## [Exercise aim]
Beginning with the first line, set down every line through the one containing "import plotly.graph_objects as go", exactly as it appears, but not the pictures.

## [Supplied data]
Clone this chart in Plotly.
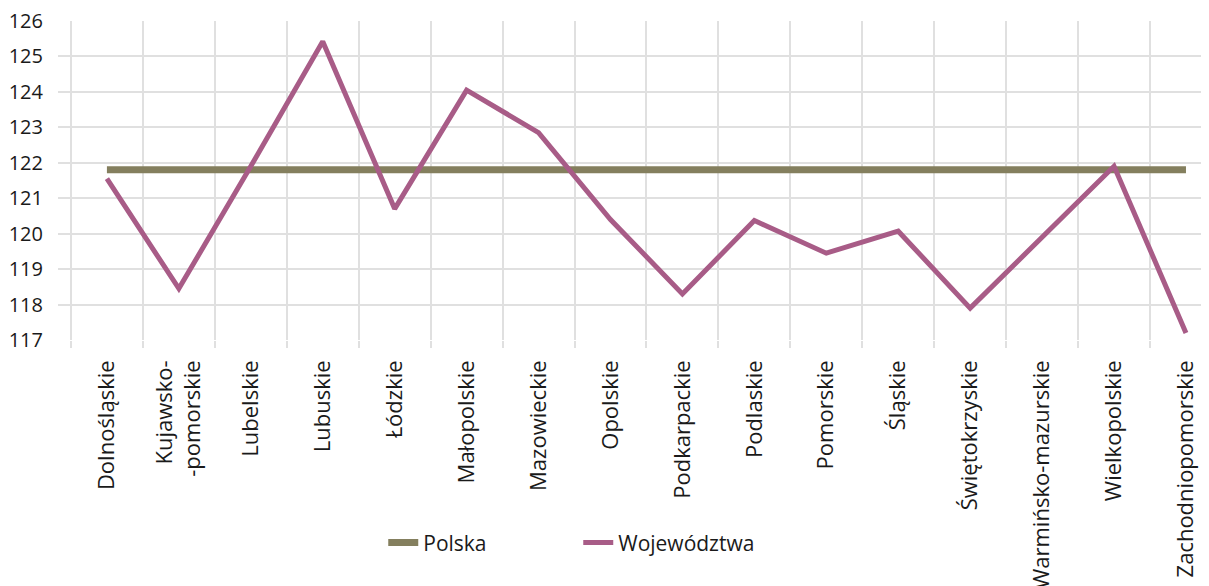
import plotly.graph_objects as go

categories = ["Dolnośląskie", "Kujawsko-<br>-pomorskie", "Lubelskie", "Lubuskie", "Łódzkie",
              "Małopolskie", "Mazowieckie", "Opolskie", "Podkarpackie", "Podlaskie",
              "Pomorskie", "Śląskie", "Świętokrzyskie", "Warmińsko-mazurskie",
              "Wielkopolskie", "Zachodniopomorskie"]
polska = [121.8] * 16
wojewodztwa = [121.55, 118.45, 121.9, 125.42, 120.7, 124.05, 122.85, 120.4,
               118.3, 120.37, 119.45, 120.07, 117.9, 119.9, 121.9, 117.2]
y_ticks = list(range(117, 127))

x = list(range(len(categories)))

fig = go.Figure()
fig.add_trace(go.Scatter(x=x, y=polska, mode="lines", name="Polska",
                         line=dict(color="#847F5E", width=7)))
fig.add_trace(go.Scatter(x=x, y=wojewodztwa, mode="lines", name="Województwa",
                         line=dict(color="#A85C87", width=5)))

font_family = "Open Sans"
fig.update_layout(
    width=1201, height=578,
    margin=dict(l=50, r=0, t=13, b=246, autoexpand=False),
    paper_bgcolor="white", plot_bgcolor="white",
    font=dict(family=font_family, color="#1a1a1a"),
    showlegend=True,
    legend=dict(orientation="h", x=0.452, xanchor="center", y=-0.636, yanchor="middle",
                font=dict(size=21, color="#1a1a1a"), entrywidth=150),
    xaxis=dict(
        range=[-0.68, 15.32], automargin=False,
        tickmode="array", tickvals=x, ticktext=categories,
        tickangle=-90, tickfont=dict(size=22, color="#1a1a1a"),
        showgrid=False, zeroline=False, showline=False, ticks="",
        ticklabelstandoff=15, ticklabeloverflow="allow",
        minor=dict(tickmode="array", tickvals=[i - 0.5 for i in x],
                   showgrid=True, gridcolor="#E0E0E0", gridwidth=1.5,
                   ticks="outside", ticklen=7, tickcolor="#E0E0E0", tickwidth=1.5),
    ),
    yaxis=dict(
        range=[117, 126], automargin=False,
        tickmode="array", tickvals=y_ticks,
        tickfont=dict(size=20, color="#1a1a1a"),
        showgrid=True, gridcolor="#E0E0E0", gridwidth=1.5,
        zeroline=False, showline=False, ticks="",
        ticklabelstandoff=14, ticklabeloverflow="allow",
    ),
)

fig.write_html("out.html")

## [Complete output]
Clone this chart in Plotly.
import plotly.graph_objects as go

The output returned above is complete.